Question: We’ve set up database mirroring for one of our critical databases with a witness server to allow automatic failover. Everything has been running fine until we had a power outage on the data center recently. Database mirroring performed the failover but people reported that the application just hung. When we manually failed back, the application worked again. Why didn’t the application failover too?
Answer: This is a reasonably common problem that people encounter when using database mirroring and a production failure like this often happens because no failover testing is conducted after database mirroring is implemented. We became involved after the failed failover.
To avoid taking production downtime, we duplicated the mirroring environment on the client’s test systems. After confirming that the application and database mirroring were working, we powered down the principal server and the application completely hung.
We checked that the mirror server had successfully initiated a failover and was online as the principal server. We also checked that the mirror database was online, could be used locally on the new principal server, and the principal server was accessible from a remote client, like the application uses.
This led us to check the application. We talked to the developer, who confirmed the application was using ADO.NET to connect to SQL Server and was using explicit client redirection, specifying the mirror server name in the ConnectionString property of the SqlConnection. (As an aside, it is always better to use explicit client redirection rather than relying on the mirror server name being cached automatically on the client once a connection has been made – implicit client redirection).
So why wasn’t the application failing over?

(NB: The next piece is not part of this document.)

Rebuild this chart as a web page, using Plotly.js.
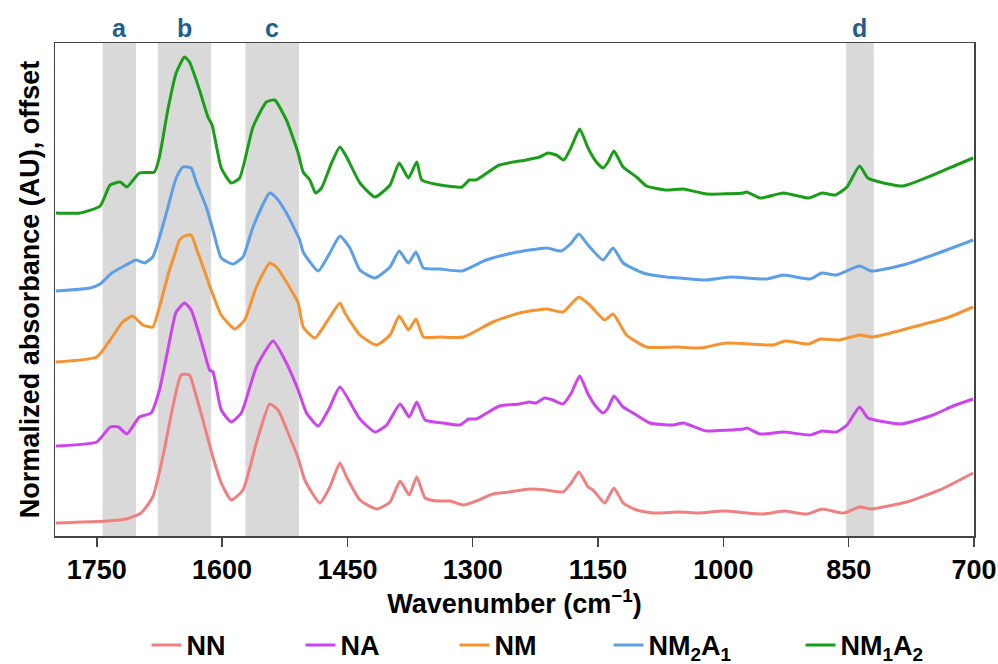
<!DOCTYPE html>
<html>
<head>
<meta charset="utf-8">
<script src="https://cdn.plot.ly/plotly-3.0.1.min.js"></script>
<style>html,body{margin:0;padding:0;background:#fff;}#chart{width:998px;height:664px;}</style>
</head>
<body>
<div id="chart"></div>
<script>
// ---- data (offset absorbance, arbitrary units) ----
var seriesNames = ["NN", "NA", "NM", "NM<sub>2</sub>A<sub>1</sub>", "NM<sub>1</sub>A<sub>2</sub>"];

var nnWave = [1799,1738,1715,1697,1683,1671,1659,1649,1639,1633,1623,1611,1601,1589,1575,1559,1543,1533,1521,1509,1501,1483,1471,1459,1451,1435,1415,1399,1387,1376,1367,1357,1343,1327,1311,1296,1276,1256,1232,1212,1192,1182,1173,1162,1156,1142,1131,1120,1104,1084,1052,1028,1000,952,928,900,882,856,837,823,781,741,701];
var nnAbs  = [0.13,0.15,0.17,0.23,0.39,0.79,1.29,1.61,1.61,1.46,1.16,0.79,0.53,0.36,0.46,0.93,1.32,1.26,1.03,0.78,0.56,0.33,0.49,0.73,0.59,0.36,0.27,0.34,0.55,0.41,0.59,0.38,0.35,0.35,0.31,0.35,0.42,0.44,0.47,0.46,0.44,0.53,0.64,0.49,0.46,0.33,0.48,0.33,0.26,0.23,0.24,0.23,0.25,0.22,0.25,0.22,0.27,0.23,0.29,0.27,0.34,0.46,0.63];

var naWave = [1799,1750,1734,1724,1714,1699,1685,1675,1665,1655,1645,1637,1623,1615,1611,1601,1589,1577,1559,1539,1523,1509,1499,1485,1471,1459,1435,1417,1403,1387,1376,1367,1357,1335,1315,1305,1296,1268,1244,1232,1224,1214,1204,1192,1182,1172,1162,1152,1144,1138,1131,1120,1110,1088,1060,1048,1028,1020,976,972,956,928,896,882,865,852,837,827,813,787,749,725,701];
var naAbs  = [0.90,0.94,1.09,1.09,1.02,1.19,1.23,1.46,1.86,2.24,2.33,2.26,1.89,1.66,1.64,1.26,1.14,1.23,1.69,1.95,1.73,1.46,1.23,1.10,1.29,1.49,1.17,1.04,1.11,1.32,1.19,1.34,1.16,1.13,1.11,1.17,1.17,1.30,1.32,1.34,1.33,1.38,1.36,1.32,1.43,1.60,1.42,1.29,1.23,1.28,1.40,1.29,1.24,1.13,1.11,1.13,1.07,1.05,1.07,1.08,1.02,1.04,1.01,1.05,1.04,1.11,1.29,1.18,1.15,1.12,1.21,1.30,1.37];

var nmWave = [1799,1750,1734,1719,1707,1695,1683,1675,1663,1655,1651,1645,1637,1629,1627,1613,1601,1585,1573,1559,1543,1535,1523,1509,1503,1489,1471,1459,1453,1435,1415,1399,1388,1377,1368,1359,1339,1311,1276,1244,1212,1192,1173,1160,1142,1132,1116,1092,1056,1028,996,940,926,898,884,861,837,821,773,733,701];
var nmAbs  = [1.74,1.79,1.96,2.14,2.20,2.11,2.09,2.29,2.66,2.86,2.96,3.00,3.01,2.83,2.79,2.46,2.21,2.07,2.16,2.49,2.73,2.69,2.54,2.33,2.09,1.98,2.19,2.33,2.23,2.01,1.91,2.01,2.20,2.06,2.17,1.99,1.99,1.99,2.14,2.23,2.27,2.24,2.39,2.31,2.16,2.22,2.01,1.89,1.89,1.88,1.93,1.91,1.95,1.92,1.97,1.96,2.01,1.99,2.09,2.18,2.29];

var nm2a1Wave = [1799,1758,1746,1732,1715,1703,1693,1683,1669,1655,1647,1637,1631,1619,1611,1601,1587,1575,1563,1543,1535,1523,1507,1503,1485,1471,1459,1447,1435,1417,1399,1388,1377,1368,1359,1339,1313,1284,1252,1212,1194,1182,1173,1162,1144,1132,1120,1096,1068,1052,1020,992,948,928,896,882,865,837,823,785,749,701];
var nm2a1Abs  = [2.45,2.48,2.52,2.63,2.71,2.76,2.73,2.79,3.16,3.58,3.69,3.68,3.54,3.29,3.06,2.78,2.72,2.79,3.09,3.43,3.38,3.23,2.96,2.84,2.65,2.83,3.00,2.88,2.66,2.58,2.69,2.85,2.73,2.84,2.68,2.67,2.65,2.76,2.83,2.88,2.85,2.93,3.02,2.91,2.76,2.88,2.73,2.63,2.59,2.58,2.56,2.59,2.57,2.61,2.57,2.63,2.61,2.70,2.65,2.71,2.81,2.96];

var nm1a2Wave = [1799,1770,1746,1734,1722,1714,1699,1681,1675,1665,1655,1645,1639,1627,1617,1612,1601,1589,1579,1563,1547,1537,1523,1509,1503,1495,1488,1481,1469,1459,1451,1435,1417,1399,1388,1377,1367,1361,1339,1313,1304,1296,1268,1236,1220,1210,1200,1191,1182,1172,1162,1152,1144,1138,1131,1120,1104,1092,1068,1048,1020,976,972,956,928,898,882,866,852,837,827,813,785,749,721,701];
var nm1a2Abs  = [3.23,3.23,3.30,3.51,3.54,3.49,3.63,3.64,3.79,4.26,4.63,4.79,4.74,4.46,4.19,4.11,3.68,3.53,3.58,4.09,4.34,4.36,4.16,3.83,3.64,3.56,3.43,3.48,3.73,3.89,3.79,3.53,3.39,3.51,3.73,3.58,3.74,3.56,3.51,3.49,3.56,3.56,3.71,3.76,3.79,3.83,3.81,3.76,3.89,4.07,3.88,3.74,3.68,3.74,3.85,3.69,3.59,3.50,3.46,3.47,3.42,3.43,3.44,3.38,3.43,3.38,3.43,3.41,3.49,3.70,3.58,3.54,3.50,3.61,3.71,3.78];

var xTickVals = [1750, 1600, 1450, 1300, 1150, 1000, 850, 700];
var bandLabels = ["a", "b", "c", "d"];
var bandStart  = [1743, 1677, 1572, 853];
var bandEnd    = [1703, 1613, 1508, 820];

// ---- styling ----
var colors = ["#f08080", "#cc44ee", "#f59331", "#5b9fe6", "#1a9e1a"];
var legendGroupOf = ["legend", "legend", "legend", "legend", "legend2"];
var waves = [nnWave, naWave, nmWave, nm2a1Wave, nm1a2Wave];
var absVals = [nnAbs, naAbs, nmAbs, nm2a1Abs, nm1a2Abs];
var FONT = "Liberation Sans, Arial, sans-serif";

var traces = seriesNames.map(function (name, i) {
  return {
    type: "scatter", mode: "lines", name: name, legend: legendGroupOf[i],
    x: waves[i], y: absVals[i],
    line: { color: colors[i], width: 3, shape: "spline", smoothing: 0.5 },
    hoverinfo: "skip"
  };
});

var shapes = bandLabels.map(function (lab, i) {
  return { type: "rect", xref: "x", yref: "paper", x0: bandStart[i], x1: bandEnd[i], y0: 0, y1: 1,
           fillcolor: "#d9d9d9", line: { width: 0 }, layer: "below" };
});
var annotations = bandLabels.map(function (lab, i) {
  return { xref: "x", yref: "paper", x: (bandStart[i] + bandEnd[i]) / 2, y: 1.03, yanchor: "middle",
           text: lab, showarrow: false, font: { family: FONT, size: 25, color: "#1f5f8f", weight: "bold" } };
});

var legendFont = { family: FONT, size: 27, color: "#000", weight: "bold" };
var layout = {
  width: 998, height: 664,
  margin: { l: 55, r: 24, t: 43, b: 128, autoexpand: false },
  paper_bgcolor: "#ffffff", plot_bgcolor: "#ffffff",
  font: { family: FONT, size: 27, color: "#000000", weight: "bold" },
  showlegend: true,
  legend: { orientation: "h", x: 0.0996, xanchor: "left", xref: "paper",
            y: 0.028, yanchor: "middle", yref: "container", font: legendFont,
            entrywidth: 109, entrywidthmode: "pixels", traceorder: "normal", bgcolor: "rgba(0,0,0,0)" },
  legend2: { orientation: "h", x: 0.8113, xanchor: "left", xref: "paper",
            y: 0.028, yanchor: "middle", yref: "container", font: legendFont,
            bgcolor: "rgba(0,0,0,0)" },
  xaxis: {
    range: [1800, 700], tickvals: xTickVals, ticktext: xTickVals.map(String),
    ticks: "outside", ticklen: 9, tickwidth: 1.5, tickcolor: "#444",
    showline: true, mirror: true, linecolor: "#444", linewidth: 1.5,
    showgrid: false, zeroline: false, automargin: false,
    tickfont: { family: FONT, size: 27, color: "#000", weight: "bold" },
    title: { text: "Wavenumber (cm<sup>\u22121</sup>)", font: { family: FONT, size: 27, color: "#000", weight: "bold" }, standoff: 8 }
  },
  yaxis: {
    range: [0, 4.93], showticklabels: false, ticks: "",
    showline: true, mirror: true, linecolor: "#444", linewidth: 1.5,
    showgrid: false, zeroline: false, automargin: false,
    title: { text: "Normalized absorbance (AU), offset", font: { family: FONT, size: 27, color: "#000", weight: "bold" }, standoff: 6 }
  },
  shapes: shapes,
  annotations: annotations
};

Plotly.newPlot("chart", traces, layout, { staticPlot: true, displayModeBar: false });
</script>
</body>
</html>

We dug deeper into how the application was handling connection failures and discovered that it was not coded to cope with the existing connection failing at all! Basically the application would open a connection to SQL Server when the application initialized and would never attempt to reconnect.
It turns out that although the DBAs had implemented database mirroring, no-one had discussed high availability with the application developer and so the application code was not changed. After re-working the connection layer in the application to cope with connection failures and implement reconnection logic, it worked perfectly after a database mirroring failover.
The moral of the story is that anything connecting to SQL Server has to be architected to cope with connection failures that occur and reconnect so that failover works correctly. In this case, our client would have discovered the problem during testing if they had tried a database mirroring failover before going into production.